Автомат сделался крестьянским, простонародным оружием, оружием примитивным, точно так же, как некогда им были пики и топоры. Он дал азиатским крестьянам то, чего у них не было за всю долгую их историю, а ведь это была история бесчисленных бунтов и отчаянных выступлений, почти всегда кончавшихся поражением: он дал им во много раз большую убойную силу. Силу, которая в двадцать четыре или семьдесят два раза (в зависимости от числа патронов в магазине) результативнее, чем укол пики или удар мачете. Позвякивание пустых гильз в кармане — это сегодня примерно то же, что в давней Европе оседланный конь и хорошо наточенная сабля.
Нет, это, пожалуй, нечто большее,
Автомат нынче стал самым действенным средством преображения мира для тех, у кого есть повод его переделывать или защищать, если он изменился согласно их пожеланиям.

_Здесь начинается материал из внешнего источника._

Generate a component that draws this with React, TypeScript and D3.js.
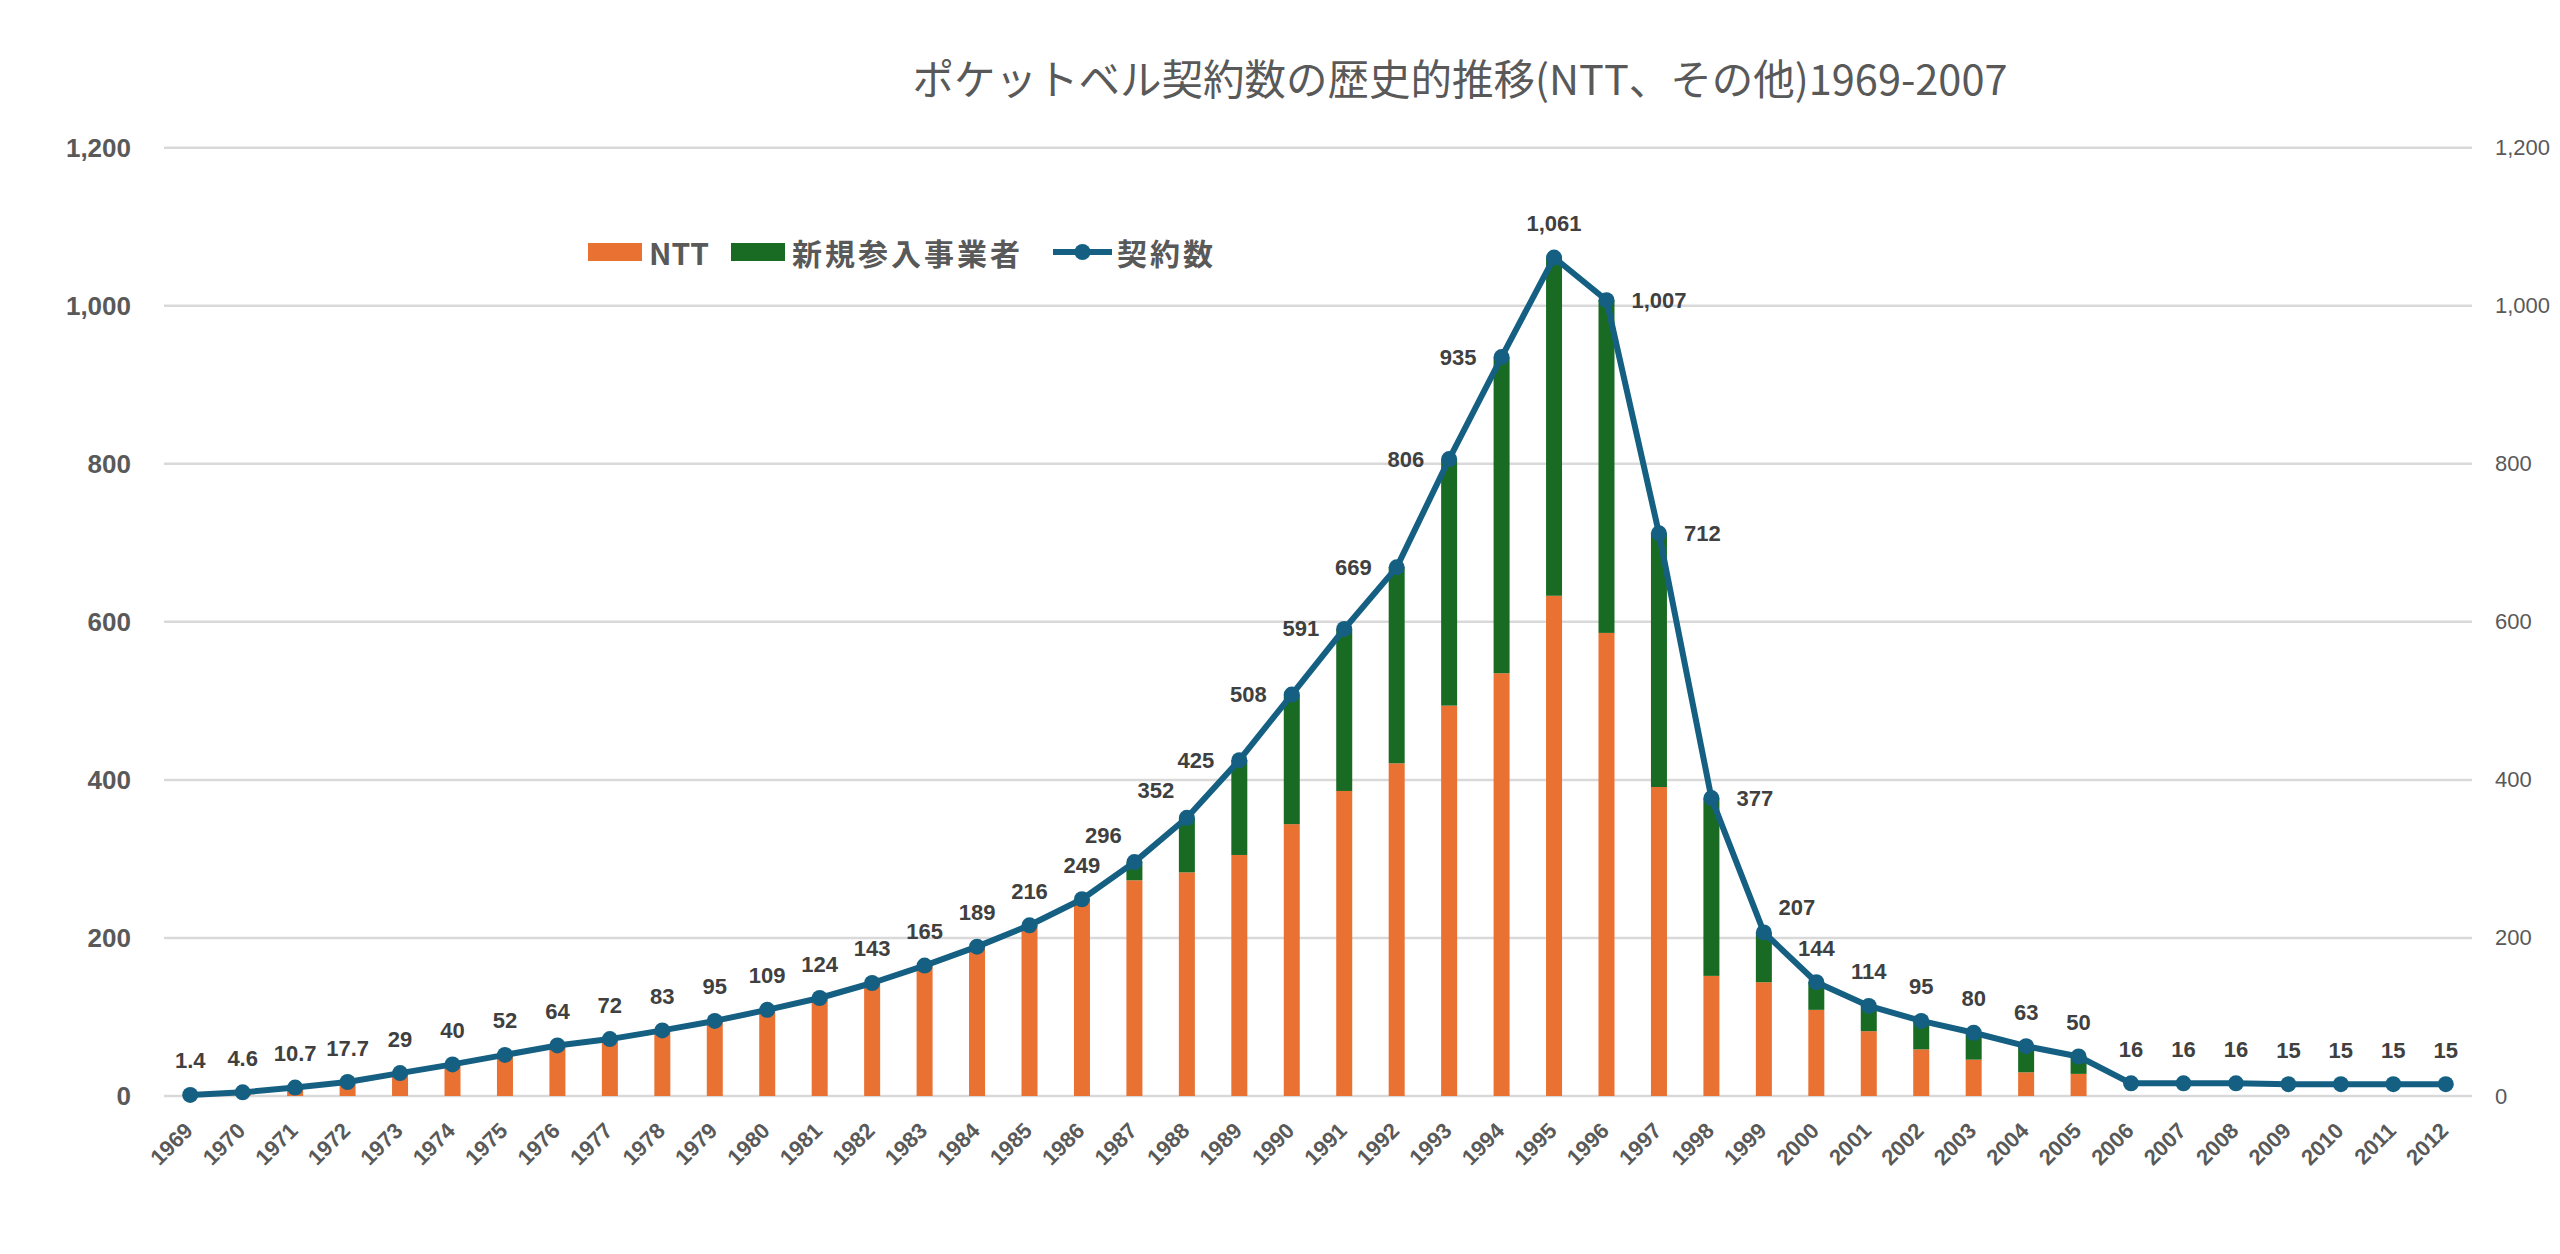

Автомат стал самым надежным и абсолютно универсальным мерилом для идеологии, власти, политической линии, системы правления. Если во многих районах Вьетнама почти у каждого едущего на велосипеде крестьянина за спиной автомат, то вывод из этого может быть только один: вооружить народ может в Азии только такая власть, которая в ежедневном молчаливом всеобщем голосовании получает от основных слоев общества одобрение своей деятельности. Наличие оружия у масс и всеобщее умение вести партизанскую борьбу исключают какое бы то ни было манипулирование, являются проверкой каждого отдельно взятого пункта любой программы.
На Азиатском континенте это совершенно новое явление, последствия которого пока трудно предвидеть. Явление необратимое, которого нельзя не учитывать, если речь идет о ближайшем и отдаленном будущем.
Об этих вопросах редко пишут с полной откровенностью. Наши европейские души не все способны переварить. Требования протокола и рассудительности во внешней политике обедняют краски Азии и зачеркивают ее драмы. Мы почти ничего достоверного не знаем об отчаянных выступлениях в Мадиуне[6] и Телингане[7], о борьбе, которую вела армия «Хукбалахап» на Филиппинах, о многолетних боях малайзийских партизан, о бирманских «Белом Флаге» и «Красном Флаге». Но не детали тут важны. Важна сущность происходящего.